An ideal histogram tapers to the base line prior to either the left or right edge of the window. If it extends off either end of the range above the base line, there is an exposure problem.  If it extends off the right, the image is overexposed, the left, underexposed.

You do need to a little interpretation here – The right end of the histogram is pure white.  Anything above that is recorded as white or clear, with no detail. On the opposite end, anything below the left end is pure black, again recorded with no detail.  If you are taking photographs of fireworks, lightning, city lights against a black background, you can expect the data to be heavily weighted to the left.  If you are photographing clouds, there may be some data to the right.  Here you need to take care.  Burned out skies can quickly destroy a otherwise beautiful image. Generally, if the range of light exceeds the range of the sensor, it is better to let it go over on the left, the dark portion of the image, because the missing information is buried in the shadows. Even small amounts of burn out caused be exceeding the capability of the sensor at the bright (right) end is obvious.

Another problem, particularly at the right side of the histogram, is color shifts.  Although a few cameras can show the histogram for each of the primary colors, most cameras show a histogram that is an average of the red, blue & green data.  If the scene is not evenly balanced between the three colors, one may go over before the others.  Since data that exceeds the upper limit is not recorded, the other colors will appear stronger than they should be. This can be a real problem if you are shooting under colored light, or monochrome scenery.

If your image is shifted too far to the left, it will be too dark. you may be able to bring it back up, however using an editor to brighten an image will increase the noise levels making the image grainy. The ideal exposure is as far right as possible, as long as no color goes off scale.

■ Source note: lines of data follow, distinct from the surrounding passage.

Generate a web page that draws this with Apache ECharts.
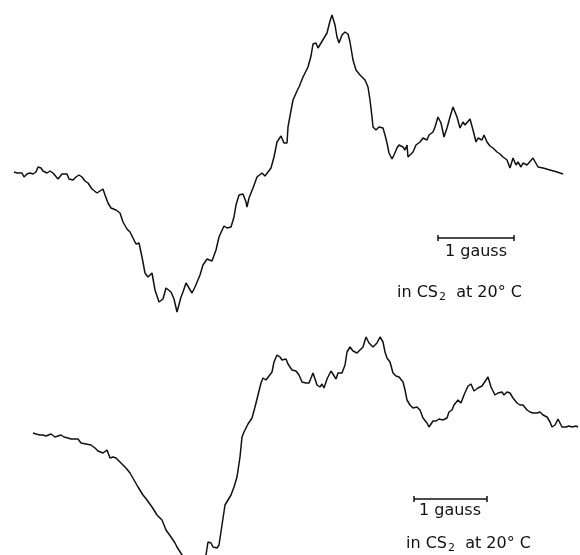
<!DOCTYPE html>
<html>
<head>
<meta charset="utf-8">
<script src="https://cdn.jsdelivr.net/npm/echarts@6/dist/echarts.min.js"></script>
<style>html,body{margin:0;padding:0;background:#fff}#c{width:580px;height:555px}</style>
</head>
<body>
<div id="c"></div>
<script>
// Field sweep position (arbitrary units) and signal (arbitrary units) for each trace
var topField = [14,17,19,22,24,27,30,33,36,38,41,43,47,50,53,55,58,62,64,67,69,73,76,79,82,85,88,92,97,100,103,105,108,111,116,120,123,127,130,133,136,139,142,145,148,152,154,155,159,163,166,168,171,174,177,181,183,186,188,192,195,200,203,207,212,214,216,219,224,227,231,234,236,239,243,246,247,249,253,257,262,265,267,271,274,277,281,284,287,288,290,293,297,299,303,308,311,313,316,318,321,323,327,330,332,335,337,339,342,345,348,350,353,356,360,365,368,370,372,373,376,379,383,385,387,389,392,394,397,399,403,405,407,408,410,413,416,420,423,427,429,433,435,438,441,444,447,450,453,457,460,463,465,467,470,473,476,478,482,484,487,490,493,497,500,503,507,510,513,516,518,521,523,527,529,533,535,538,543,550,557,563];
var topSignal = [3,2,1,2,-2,1,2,1,3,8,7,4,2,4,2,2,-4,1,2,1,-4,-5,-2,0,-2,-6,-8,-14,-18,-16,-14,-20,-28,-33,-35,-38,-47,-54,-57,-63,-69,-68,-82,-98,-102,-98,-99,-115,-127,-124,-113,-112,-117,-124,-137,-122,-117,-108,-110,-118,-112,-100,-90,-84,-86,-88,-75,-62,-51,-53,-52,-42,-30,-20,-19,-27,-32,-23,-13,-2,2,-1,-2,7,18,33,39,32,32,48,59,75,84,88,98,108,119,131,132,127,132,131,142,154,160,150,138,132,140,143,141,133,115,105,100,95,88,75,58,48,45,48,47,40,32,22,16,20,27,30,28,25,30,18,17,23,30,33,37,35,40,43,48,58,52,38,47,58,68,58,47,53,50,52,56,45,33,37,35,40,33,29,27,23,21,18,15,7,17,10,13,8,12,10,9,17,15,8,7,5,3,1];

var botField = [33,36,40,43,46,51,55,58,61,64,68,71,75,78,81,83,86,91,95,98,103,107,110,113,116,121,126,130,134,138,143,147,152,157,162,166,171,175,177,182,186,190,195,200,203,206,208,211,213,217,219,222,225,228,231,234,237,240,242,244,248,252,255,258,261,263,266,268,272,274,277,280,282,286,288,292,296,299,302,306,309,313,315,317,320,322,324,327,331,333,336,338,342,345,347,350,353,357,359,363,366,369,373,375,377,380,383,385,387,390,393,396,399,403,405,407,410,413,417,420,423,427,429,433,436,439,443,447,449,452,454,458,461,464,468,471,474,478,482,484,488,491,495,498,502,504,507,510,513,517,520,523,527,530,533,537,540,543,547,550,552,555,558,560,562,566,569,572,576,578];
var botSignal = [2,1,0,0,-1,1,-2,-1,0,-2,-3,-4,-4,-4,-8,-7,-9,-10,-13,-16,-18,-15,-23,-22,-23,-28,-33,-38,-45,-52,-60,-65,-72,-80,-85,-95,-102,-108,-112,-120,-135,-150,-160,-153,-137,-120,-107,-108,-112,-113,-110,-90,-70,-65,-60,-52,-42,-22,-2,3,11,17,28,40,52,57,55,53,63,73,80,78,75,76,71,65,64,60,53,52,52,62,60,50,48,51,47,56,64,62,56,62,62,70,83,88,84,82,80,88,98,92,88,87,92,98,93,83,77,73,62,59,58,53,45,35,30,27,28,25,17,12,8,14,14,16,15,17,23,25,30,35,32,40,49,51,44,47,49,52,58,48,40,42,43,40,43,42,37,32,30,30,25,23,22,22,23,20,18,13,8,10,16,12,8,8,9,8,9,8];

// 1-gauss scale bars (field units)
var topBar = [438, 514], topBarLevel = -63;
var botBar = [414, 487], botBarLevel = -64;

var labelGauss = '1 gauss';

function zip(a, b) { return a.map(function (v, i) { return [v, b[i]]; }); }

var chart = echarts.init(document.getElementById('c'));
var txt = '#111';
var ff = '"DejaVu Sans", sans-serif';
function condLabel(left, top) {
  return {
    type: 'text', left: left, top: top,
    style: {
      text: '{a|in CS}{s|2}{a|  at 20° C}',
      fill: txt, font: '16px ' + ff,
      rich: {
        a: { fontSize: 16, fontFamily: ff, fill: txt, lineHeight: 20 },
        s: { fontSize: 11, fontFamily: ff, fill: txt, padding: [10, 0, 0, 1], lineHeight: 20 }
      }
    }
  };
}
chart.setOption({
  animation: false,
  backgroundColor: '#fff',
  grid: { left: 0, right: 0, top: 0, bottom: 0 },
  xAxis: { type: 'value', min: 0, max: 580, show: false },
  yAxis: [
    { type: 'value', min: -380, max: 175, show: false },
    { type: 'value', min: -120, max: 435, show: false }
  ],
  series: [
    { type: 'line', data: zip(topField, topSignal), yAxisIndex: 0, showSymbol: false, symbol: 'none',
      lineStyle: { color: '#111', width: 1.5 }, clip: true },
    { type: 'line', data: zip(botField, botSignal), yAxisIndex: 1, showSymbol: false, symbol: 'none',
      lineStyle: { color: '#111', width: 1.5 }, clip: true },
    { type: 'line', data: [[topBar[0], topBarLevel], [topBar[1], topBarLevel]], yAxisIndex: 0,
      symbol: 'rect', symbolSize: [1.5, 6], itemStyle: { color: '#111' }, lineStyle: { color: '#111', width: 1.5 } },
    { type: 'line', data: [[botBar[0], botBarLevel], [botBar[1], botBarLevel]], yAxisIndex: 1,
      symbol: 'rect', symbolSize: [1.5, 6], itemStyle: { color: '#111' }, lineStyle: { color: '#111', width: 1.5 } }
  ],
  graphic: [
    { type: 'text', left: 445, top: 244, style: { text: labelGauss, fill: txt, font: '16px ' + ff } },
    { type: 'text', left: 419, top: 503, style: { text: labelGauss, fill: txt, font: '16px ' + ff } },
    condLabel(397, 282),
    condLabel(406, 533)
  ]
});
</script>
</body>
</html>
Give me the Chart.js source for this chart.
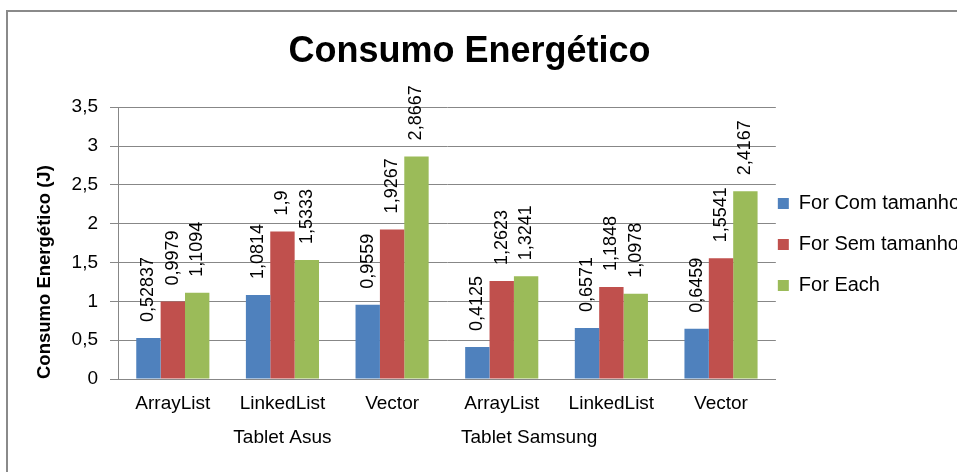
<!DOCTYPE html>
<html><head><meta charset="utf-8">
<script src="https://cdn.jsdelivr.net/npm/chart.js@4/dist/chart.umd.min.js"></script>
<style>
html,body{margin:0;padding:0;background:#fff;overflow:hidden;width:957px;height:472px;}
#frame{position:absolute;left:6px;top:10px;width:2000px;height:2000px;border:2px solid #8a8a8a;box-sizing:border-box;}
#c{position:absolute;left:0;top:0;}
</style></head><body>
<div id="frame"></div>
<canvas id="c" width="970" height="472"></canvas>
<script>
const categories = ['ArrayList', 'LinkedList', 'Vector', 'ArrayList', 'LinkedList', 'Vector'];
const groups = ['Tablet Asus', 'Tablet Samsung'];
const seriesNames = ['For Com tamanho', 'For Sem tamanho', 'For Each'];
const forComTamanho = [0.52837, 1.0814, 0.9559, 0.4125, 0.6571, 0.6459];
const forSemTamanho = [0.9979, 1.9, 1.9267, 1.2623, 1.1848, 1.5541];
const forEachValues = [1.1094, 1.5333, 2.8667, 1.3241, 1.0978, 2.4167];
const yTickMin = 0, yTickMax = 3.5, yTickStep = 0.5;

const FONT = '"Liberation Sans", Arial, sans-serif';
const fmt = v => String(v).replace('.', ',');
Chart.defaults.font.family = FONT;
Chart.defaults.color = '#000';

const dataLabels = {
  id: 'dataLabels',
  afterDatasetsDraw(chart) {
    const ctx = chart.ctx;
    ctx.save();
    ctx.font = '18px ' + FONT;
    ctx.fillStyle = '#000';
    ctx.textAlign = 'left';
    ctx.textBaseline = 'middle';
    chart.data.datasets.forEach((ds, i) => {
      chart.getDatasetMeta(i).data.forEach((el, j) => {
        ctx.save();
        ctx.translate(el.x, el.y - 16);
        ctx.rotate(-Math.PI / 2);
        ctx.fillText(fmt(ds.data[j]), 0, 0);
        ctx.restore();
      });
    });
    ctx.restore();
  }
};
const groupLabels = {
  id: 'groupLabels',
  afterDraw(chart) {
    const xs = chart.scales.x, ctx = chart.ctx;
    const p = i => xs.getPixelForValue(i);
    ctx.save();
    ctx.font = '19px ' + FONT;
    ctx.fillStyle = '#000';
    ctx.textAlign = 'center';
    ctx.textBaseline = 'middle';
    const y = xs.top + 59;
    ctx.fillText(groups[0], p(1), y);
    ctx.fillText(groups[1], p(3) + (p(4) - p(3)) * 0.25, y);
    ctx.restore();
  }
};
const TITLE_CENTER = 469.5;
const shiftLayout = {
  id: 'shiftLayout',
  afterLayout(chart) {
    const lg = chart.legend;
    lg.top += 11; lg.bottom += 11;
    const t = chart.titleBlock;
    const d = TITLE_CENTER - (t.left + t.right) / 2;
    t.left += d; t.right += d;
  }
};

const colors = ['#4F81BD', '#C0504D', '#9BBB59'];
const seriesData = [forComTamanho, forSemTamanho, forEachValues];

new Chart(document.getElementById('c'), {
  type: 'bar',
  data: {
    labels: categories,
    datasets: seriesNames.map((n, i) => ({
      label: n,
      data: seriesData[i],
      backgroundColor: colors[i],
      borderWidth: 0,
      categoryPercentage: 0.667,
      barPercentage: 1.0
    }))
  },
  options: {
    responsive: false,
    animation: false,
    layout: { padding: { left: 0, right: 0, top: 0, bottom: 23 } },
    plugins: {
      title: {
        display: true,
        text: 'Consumo Energético',
        color: '#000',
        font: { size: 36, weight: 'bold', family: FONT },
        padding: { top: 30, bottom: 34 }
      },
      legend: {
        position: 'right',
        fullSize: false,
        labels: {
          boxWidth: 11,
          boxHeight: 11,
          padding: 2,
          color: '#000',
          font: { size: 20, lineHeight: 39 / 20, family: FONT },
          generateLabels(chart) {
            return Chart.defaults.plugins.legend.labels.generateLabels(chart).map(it => {
              it.text = [it.text];
              it.lineWidth = 0;
              return it;
            });
          }
        }
      },
      tooltip: { enabled: false }
    },
    scales: {
      x: {
        grid: { display: false, drawTicks: false, tickLength: 0 },
        border: { display: true, color: '#878787', width: 1 },
        ticks: { font: { size: 19 }, color: '#000', padding: 13, autoSkip: false, maxRotation: 0 },
        afterFit(s) { s.height = 70; }
      },
      y: {
        min: yTickMin,
        max: yTickMax,
        ticks: { stepSize: yTickStep, font: { size: 19 }, color: '#000', padding: 12, callback: v => fmt(v) },
        grid: { color: '#878787', tickLength: 8, drawTicks: true },
        border: { display: true, color: '#878787', width: 1 },
        title: {
          display: true,
          text: 'Consumo Energético (J)',
          align: 'start',
          color: '#000',
          font: { size: 18.5, weight: 'bold', family: FONT },
          padding: { top: 34, bottom: 0 }
        },
        afterFit(s) { s.width = 118; }
      }
    }
  },
  plugins: [dataLabels, groupLabels, shiftLayout]
});
</script>
</body></html>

If it appears to be running off either end, using exposure compensation can produce better images.  As you move the compensation in the “+” direction, the amount of light striking the sensor will increase.  As you move it towards the “-“, less light strikes the sensor. The amount of adjustment per step is usually set with a menu.  Typically it is in 1/3, 1/2 or 1 full stops.

By the way, if your camera does not have an exposure compensation button or menu, as long as it has a manual mode you can still make corrections. Check what shutter speed & aperture the camera chose, switch the camera to manual, set the shutter speed & aperture to the same, then reset either the aperture or shutter speed to make the same correction you would do using the exposure compensation button – Increase the aperture or choose a slower shutter speed to add more light, the opposite to decrease the amount of light.

Don’t confuse flash compensation with exposure compensation. Some cameras provide both. It does much the same thing, but rather than controlling overall exposure it adjusts the amount of light produced by your flash.  This can be very useful if you are trying to use fill flash mixed with natural light – if the flash is too prominent producing harsh shadows, use the flash compensation to drop it down a bit & reshoot. Highly reflective rooms can cause overall overexposure problems. Any time your flash seems to be overpowering the image, flash compensation can be used to solve the problem. Although you can use your histogram to determine if the flash is burning out the image, you need to look at the LCD to determine the balance between natural light & the flash fill.  In some cases, the LCD may not show enough detail – you may need to view the image on a laptop or other large, high resolution screen to check the balance.

One very important point – after using exposure or flash compensation, be sure to set them back to “0”. If you don’t, I guarentee the next image you take won’t need the correction, will be a chance in a lifetime capture, and you will forget (or won’t have time) to check the quality of the image until it is too late to do it over!